Exercise aim: Reproduce the listing below word for word, with no pictures.

Data provided:
====

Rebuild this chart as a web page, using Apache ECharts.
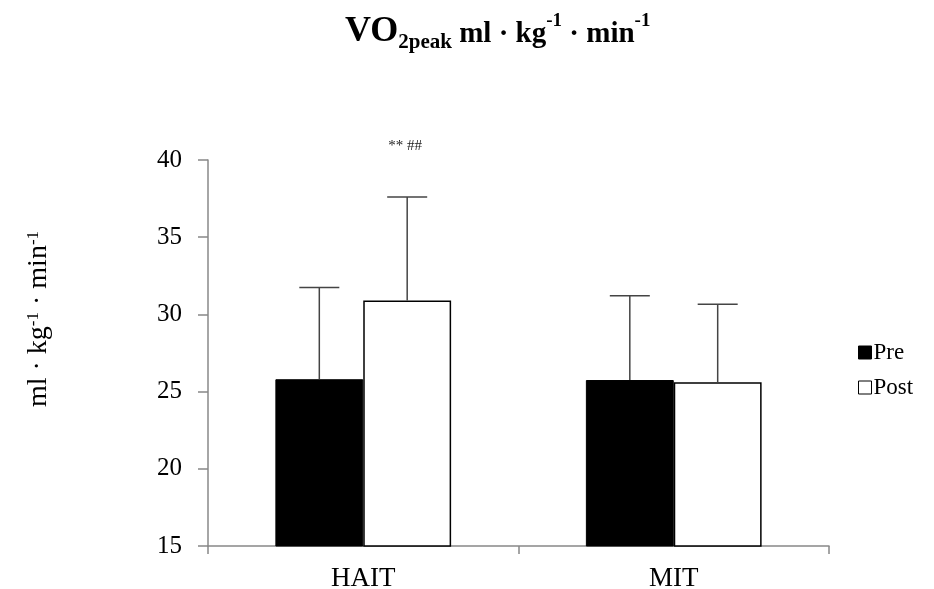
<!DOCTYPE html>
<html>
<head>
<meta charset="utf-8">
<script src="https://cdn.jsdelivr.net/npm/echarts@6/dist/echarts.min.js"></script>
<style>html,body{margin:0;padding:0;background:#fff}#c{width:934px;height:589px}</style>
</head>
<body>
<div id="c"></div>
<script>
var categories = ['HAIT', 'MIT'];
var preMean = [25.8, 25.75];
var preErrTop = [31.75, 31.2];
var postMean = [30.9, 25.6];
var postErrTop = [37.6, 30.65];
var postNotes = ['** ##', ''];
var yTicks = [15, 20, 25, 30, 35, 40];

var FONT = '"Liberation Serif", "Times New Roman", serif';
var GAP = 0.434;

function errSeries(name, means, tops, sign, notes) {
  var data = means.map(function (m, i) { return [i, m, tops[i]]; });
  return {
    type: 'custom',
    name: name + ' err',
    z: 5,
    data: data,
    renderItem: function (params, api) {
      var i = api.value(0);
      var band = api.size([1, 0])[0];
      var bw = band * (1 - GAP) / 2;
      var c = api.coord([i, api.value(1)]);
      var t = api.coord([i, api.value(2)]);
      var x = c[0] + sign * bw / 2;
      var cap = 40;
      var children = [
        { type: 'line', shape: { x1: x, y1: c[1], x2: x, y2: t[1] }, style: { stroke: '#444', lineWidth: 1.5 } },
        { type: 'line', shape: { x1: x - cap / 2, y1: t[1], x2: x + cap / 2, y2: t[1] }, style: { stroke: '#444', lineWidth: 1.5 } }
      ];
      if (notes && notes[i]) {
        children.push({ type: 'text', x: x - 2, y: t[1] - 51, style: { text: notes[i], fill: '#222', font: '15px ' + FONT, align: 'center', verticalAlign: 'middle' } });
      }
      return { type: 'group', children: children };
    }
  };
}

var chart = echarts.init(document.getElementById('c'), null, { renderer: 'canvas' });
chart.setOption({
  backgroundColor: '#fff',
  animation: false,
  title: {
    text: '{b|VO}{sub|2peak}{m| ml · kg}{sup|-1}{m| · min}{sup|-1}',
    left: 340,
    top: 6,
    textStyle: {
      rich: {
        b: { fontFamily: FONT, fontWeight: 'bold', fontSize: 36, color: '#000', lineHeight: 42, verticalAlign: 'middle' },
        m: { fontFamily: FONT, fontWeight: 'bold', fontSize: 29, color: '#000', lineHeight: 42, verticalAlign: 'middle', padding: [6, 0, 0, 0] },
        sub: { fontFamily: FONT, fontWeight: 'bold', fontSize: 21, color: '#000', lineHeight: 21, verticalAlign: 'bottom' },
        sup: { fontFamily: FONT, fontWeight: 'bold', fontSize: 19, color: '#000', lineHeight: 19, verticalAlign: 'top', padding: [1, 0, 0, 0] }
      }
    }
  },
  legend: {
    orient: 'vertical',
    left: 853,
    top: 336,
    itemGap: 12,
    itemWidth: 13,
    itemHeight: 13,
    icon: 'rect',
    textStyle: { fontFamily: FONT, fontSize: 23, color: '#000', padding: [0, 0, 0, -3] },
    data: [
      { name: 'Pre', itemStyle: { color: '#000', borderColor: '#000', borderWidth: 1 } },
      { name: 'Post', itemStyle: { color: '#fff', borderColor: '#000', borderWidth: 1 } }
    ]
  },
  grid: { left: 208, right: 105, top: 160, bottom: 43, containLabel: false, outerBoundsMode: 'none' },
  xAxis: {
    type: 'category',
    data: categories,
    axisLine: { lineStyle: { color: '#888', width: 1.5 } },
    axisTick: { show: true, length: 8, lineStyle: { color: '#888', width: 1.5 } },
    axisLabel: { fontFamily: FONT, fontSize: 27, color: '#000', margin: 19 },
    splitLine: { show: false }
  },
  yAxis: {
    type: 'value',
    min: 15, max: 40, interval: 5,
    name: 'ml · kg{sup|-1} · min{sup|-1}',
    nameLocation: 'middle',
    nameGap: 155,
    nameRotate: 90,
    nameTextStyle: {
      fontFamily: FONT, fontSize: 28, color: '#000',
      padding: [0, 0, 0, 68],
      rich: { sup: { fontFamily: FONT, fontSize: 17, color: '#000', verticalAlign: 'top', lineHeight: 17 } }
    },
    axisLine: { show: true, lineStyle: { color: '#888', width: 1.5 } },
    axisTick: { show: true, length: 10, lineStyle: { color: '#888', width: 1.5 } },
    axisLabel: { fontFamily: FONT, fontSize: 25, color: '#000', margin: 26, customValues: yTicks },
    splitLine: { show: false }
  },
  series: [
    { type: 'bar', name: 'Pre', data: preMean, barGap: '0%', barCategoryGap: (GAP * 100) + '%', itemStyle: { color: '#000', borderColor: '#000', borderWidth: 1 } },
    { type: 'bar', name: 'Post', data: postMean, barGap: '0%', barCategoryGap: (GAP * 100) + '%', itemStyle: { color: '#fff', borderColor: '#000', borderWidth: 1.5 } },
    errSeries('Pre', preMean, preErrTop, -1, null),
    errSeries('Post', postMean, postErrTop, 1, postNotes)
  ]
});
</script>
</body>
</html>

====

Finished task:
Rebuild this chart as a web page, using Apache ECharts.
<!DOCTYPE html>
<html>
<head>
<meta charset="utf-8">
<script src="https://cdn.jsdelivr.net/npm/echarts@6/dist/echarts.min.js"></script>
<style>html,body{margin:0;padding:0;background:#fff}#c{width:934px;height:589px}</style>
</head>
<body>
<div id="c"></div>
<script>
var categories = ['HAIT', 'MIT'];
var preMean = [25.8, 25.75];
var preErrTop = [31.75, 31.2];
var postMean = [30.9, 25.6];
var postErrTop = [37.6, 30.65];
var postNotes = ['** ##', ''];
var yTicks = [15, 20, 25, 30, 35, 40];

var FONT = '"Liberation Serif", "Times New Roman", serif';
var GAP = 0.434;

function errSeries(name, means, tops, sign, notes) {
  var data = means.map(function (m, i) { return [i, m, tops[i]]; });
  return {
    type: 'custom',
    name: name + ' err',
    z: 5,
    data: data,
    renderItem: function (params, api) {
      var i = api.value(0);
      var band = api.size([1, 0])[0];
      var bw = band * (1 - GAP) / 2;
      var c = api.coord([i, api.value(1)]);
      var t = api.coord([i, api.value(2)]);
      var x = c[0] + sign * bw / 2;
      var cap = 40;
      var children = [
        { type: 'line', shape: { x1: x, y1: c[1], x2: x, y2: t[1] }, style: { stroke: '#444', lineWidth: 1.5 } },
        { type: 'line', shape: { x1: x - cap / 2, y1: t[1], x2: x + cap / 2, y2: t[1] }, style: { stroke: '#444', lineWidth: 1.5 } }
      ];
      if (notes && notes[i]) {
        children.push({ type: 'text', x: x - 2, y: t[1] - 51, style: { text: notes[i], fill: '#222', font: '15px ' + FONT, align: 'center', verticalAlign: 'middle' } });
      }
      return { type: 'group', children: children };
    }
  };
}

var chart = echarts.init(document.getElementById('c'), null, { renderer: 'canvas' });
chart.setOption({
  backgroundColor: '#fff',
  animation: false,
  title: {
    text: '{b|VO}{sub|2peak}{m| ml · kg}{sup|-1}{m| · min}{sup|-1}',
    left: 340,
    top: 6,
    textStyle: {
      rich: {
        b: { fontFamily: FONT, fontWeight: 'bold', fontSize: 36, color: '#000', lineHeight: 42, verticalAlign: 'middle' },
        m: { fontFamily: FONT, fontWeight: 'bold', fontSize: 29, color: '#000', lineHeight: 42, verticalAlign: 'middle', padding: [6, 0, 0, 0] },
        sub: { fontFamily: FONT, fontWeight: 'bold', fontSize: 21, color: '#000', lineHeight: 21, verticalAlign: 'bottom' },
        sup: { fontFamily: FONT, fontWeight: 'bold', fontSize: 19, color: '#000', lineHeight: 19, verticalAlign: 'top', padding: [1, 0, 0, 0] }
      }
    }
  },
  legend: {
    orient: 'vertical',
    left: 853,
    top: 336,
    itemGap: 12,
    itemWidth: 13,
    itemHeight: 13,
    icon: 'rect',
    textStyle: { fontFamily: FONT, fontSize: 23, color: '#000', padding: [0, 0, 0, -3] },
    data: [
      { name: 'Pre', itemStyle: { color: '#000', borderColor: '#000', borderWidth: 1 } },
      { name: 'Post', itemStyle: { color: '#fff', borderColor: '#000', borderWidth: 1 } }
    ]
  },
  grid: { left: 208, right: 105, top: 160, bottom: 43, containLabel: false, outerBoundsMode: 'none' },
  xAxis: {
    type: 'category',
    data: categories,
    axisLine: { lineStyle: { color: '#888', width: 1.5 } },
    axisTick: { show: true, length: 8, lineStyle: { color: '#888', width: 1.5 } },
    axisLabel: { fontFamily: FONT, fontSize: 27, color: '#000', margin: 19 },
    splitLine: { show: false }
  },
  yAxis: {
    type: 'value',
    min: 15, max: 40, interval: 5,
    name: 'ml · kg{sup|-1} · min{sup|-1}',
    nameLocation: 'middle',
    nameGap: 155,
    nameRotate: 90,
    nameTextStyle: {
      fontFamily: FONT, fontSize: 28, color: '#000',
      padding: [0, 0, 0, 68],
      rich: { sup: { fontFamily: FONT, fontSize: 17, color: '#000', verticalAlign: 'top', lineHeight: 17 } }
    },
    axisLine: { show: true, lineStyle: { color: '#888', width: 1.5 } },
    axisTick: { show: true, length: 10, lineStyle: { color: '#888', width: 1.5 } },
    axisLabel: { fontFamily: FONT, fontSize: 25, color: '#000', margin: 26, customValues: yTicks },
    splitLine: { show: false }
  },
  series: [
    { type: 'bar', name: 'Pre', data: preMean, barGap: '0%', barCategoryGap: (GAP * 100) + '%', itemStyle: { color: '#000', borderColor: '#000', borderWidth: 1 } },
    { type: 'bar', name: 'Post', data: postMean, barGap: '0%', barCategoryGap: (GAP * 100) + '%', itemStyle: { color: '#fff', borderColor: '#000', borderWidth: 1.5 } },
    errSeries('Pre', preMean, preErrTop, -1, null),
    errSeries('Post', postMean, postErrTop, 1, postNotes)
  ]
});
</script>
</body>
</html>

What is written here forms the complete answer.